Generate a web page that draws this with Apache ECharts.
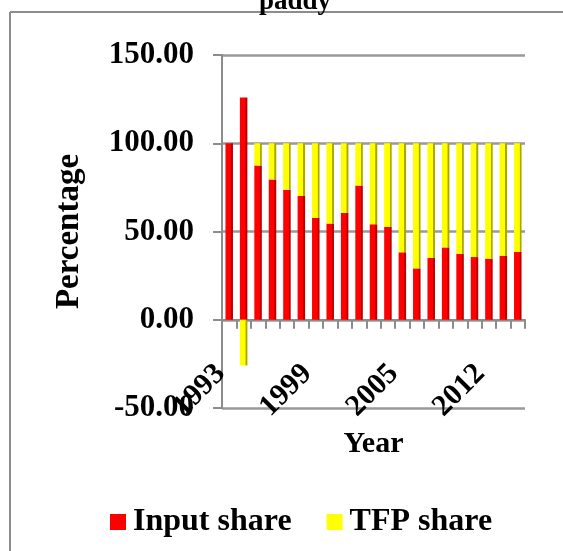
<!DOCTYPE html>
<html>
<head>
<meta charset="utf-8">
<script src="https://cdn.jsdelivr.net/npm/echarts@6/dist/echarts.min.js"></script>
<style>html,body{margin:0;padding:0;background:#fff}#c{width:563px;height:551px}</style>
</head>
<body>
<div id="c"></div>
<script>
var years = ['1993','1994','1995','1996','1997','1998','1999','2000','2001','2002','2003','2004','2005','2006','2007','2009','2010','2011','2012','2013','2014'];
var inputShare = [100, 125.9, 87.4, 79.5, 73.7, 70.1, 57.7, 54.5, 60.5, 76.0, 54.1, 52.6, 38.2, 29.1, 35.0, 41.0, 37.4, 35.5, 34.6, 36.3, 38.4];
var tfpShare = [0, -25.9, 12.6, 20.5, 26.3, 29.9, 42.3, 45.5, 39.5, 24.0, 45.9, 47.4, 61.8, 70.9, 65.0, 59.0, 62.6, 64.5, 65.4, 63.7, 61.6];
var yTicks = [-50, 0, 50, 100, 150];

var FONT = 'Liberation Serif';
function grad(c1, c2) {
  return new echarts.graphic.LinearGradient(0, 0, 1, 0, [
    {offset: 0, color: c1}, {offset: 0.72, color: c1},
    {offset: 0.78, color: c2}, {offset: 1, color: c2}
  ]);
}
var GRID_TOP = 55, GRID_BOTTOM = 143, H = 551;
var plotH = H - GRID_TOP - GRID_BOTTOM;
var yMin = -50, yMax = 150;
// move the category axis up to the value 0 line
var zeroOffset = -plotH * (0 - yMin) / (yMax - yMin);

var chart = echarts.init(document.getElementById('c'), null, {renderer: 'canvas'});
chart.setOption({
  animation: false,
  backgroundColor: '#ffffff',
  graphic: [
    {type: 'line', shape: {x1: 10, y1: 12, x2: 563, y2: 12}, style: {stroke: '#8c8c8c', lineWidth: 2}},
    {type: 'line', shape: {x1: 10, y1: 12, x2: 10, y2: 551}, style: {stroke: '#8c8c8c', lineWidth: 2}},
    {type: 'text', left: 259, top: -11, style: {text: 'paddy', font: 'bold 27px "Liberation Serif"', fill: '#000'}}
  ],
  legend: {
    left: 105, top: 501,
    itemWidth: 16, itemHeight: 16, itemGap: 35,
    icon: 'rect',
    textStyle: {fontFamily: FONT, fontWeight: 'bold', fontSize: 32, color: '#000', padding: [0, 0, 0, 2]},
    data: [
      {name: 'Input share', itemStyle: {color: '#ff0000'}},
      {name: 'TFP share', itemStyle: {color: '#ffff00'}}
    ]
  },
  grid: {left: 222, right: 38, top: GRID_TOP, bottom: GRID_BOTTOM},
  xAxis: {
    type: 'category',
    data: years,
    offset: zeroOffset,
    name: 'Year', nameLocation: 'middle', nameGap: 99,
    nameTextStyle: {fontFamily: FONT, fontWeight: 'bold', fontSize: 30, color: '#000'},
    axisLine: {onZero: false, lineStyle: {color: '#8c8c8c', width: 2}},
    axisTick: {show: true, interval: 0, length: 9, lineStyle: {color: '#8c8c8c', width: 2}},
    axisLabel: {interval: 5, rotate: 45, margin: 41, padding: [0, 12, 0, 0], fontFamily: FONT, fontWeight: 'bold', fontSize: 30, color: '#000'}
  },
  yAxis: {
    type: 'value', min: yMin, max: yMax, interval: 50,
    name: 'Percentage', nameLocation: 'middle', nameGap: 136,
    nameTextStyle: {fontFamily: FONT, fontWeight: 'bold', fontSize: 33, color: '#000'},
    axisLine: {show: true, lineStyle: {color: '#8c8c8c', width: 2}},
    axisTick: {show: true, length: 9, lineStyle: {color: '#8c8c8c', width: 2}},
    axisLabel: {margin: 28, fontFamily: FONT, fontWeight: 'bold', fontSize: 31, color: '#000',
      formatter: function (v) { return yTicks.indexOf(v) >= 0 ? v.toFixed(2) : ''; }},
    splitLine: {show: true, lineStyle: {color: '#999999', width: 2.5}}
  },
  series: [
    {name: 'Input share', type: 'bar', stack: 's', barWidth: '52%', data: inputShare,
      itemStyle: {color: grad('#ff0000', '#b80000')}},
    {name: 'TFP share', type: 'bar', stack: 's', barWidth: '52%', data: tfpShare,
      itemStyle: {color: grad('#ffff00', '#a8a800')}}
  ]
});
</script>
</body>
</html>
★ ★ ★ ★ ★ ★ ★
Starting at the first line of the material, output exactly the lines up to and including the one with "var yTicks = [-50, 0, 50, 100, 150];". Do not include the pictures.

Generate a web page that draws this with Apache ECharts.
<!DOCTYPE html>
<html>
<head>
<meta charset="utf-8">
<script src="https://cdn.jsdelivr.net/npm/echarts@6/dist/echarts.min.js"></script>
<style>html,body{margin:0;padding:0;background:#fff}#c{width:563px;height:551px}</style>
</head>
<body>
<div id="c"></div>
<script>
var years = ['1993','1994','1995','1996','1997','1998','1999','2000','2001','2002','2003','2004','2005','2006','2007','2009','2010','2011','2012','2013','2014'];
var inputShare = [100, 125.9, 87.4, 79.5, 73.7, 70.1, 57.7, 54.5, 60.5, 76.0, 54.1, 52.6, 38.2, 29.1, 35.0, 41.0, 37.4, 35.5, 34.6, 36.3, 38.4];
var tfpShare = [0, -25.9, 12.6, 20.5, 26.3, 29.9, 42.3, 45.5, 39.5, 24.0, 45.9, 47.4, 61.8, 70.9, 65.0, 59.0, 62.6, 64.5, 65.4, 63.7, 61.6];
var yTicks = [-50, 0, 50, 100, 150];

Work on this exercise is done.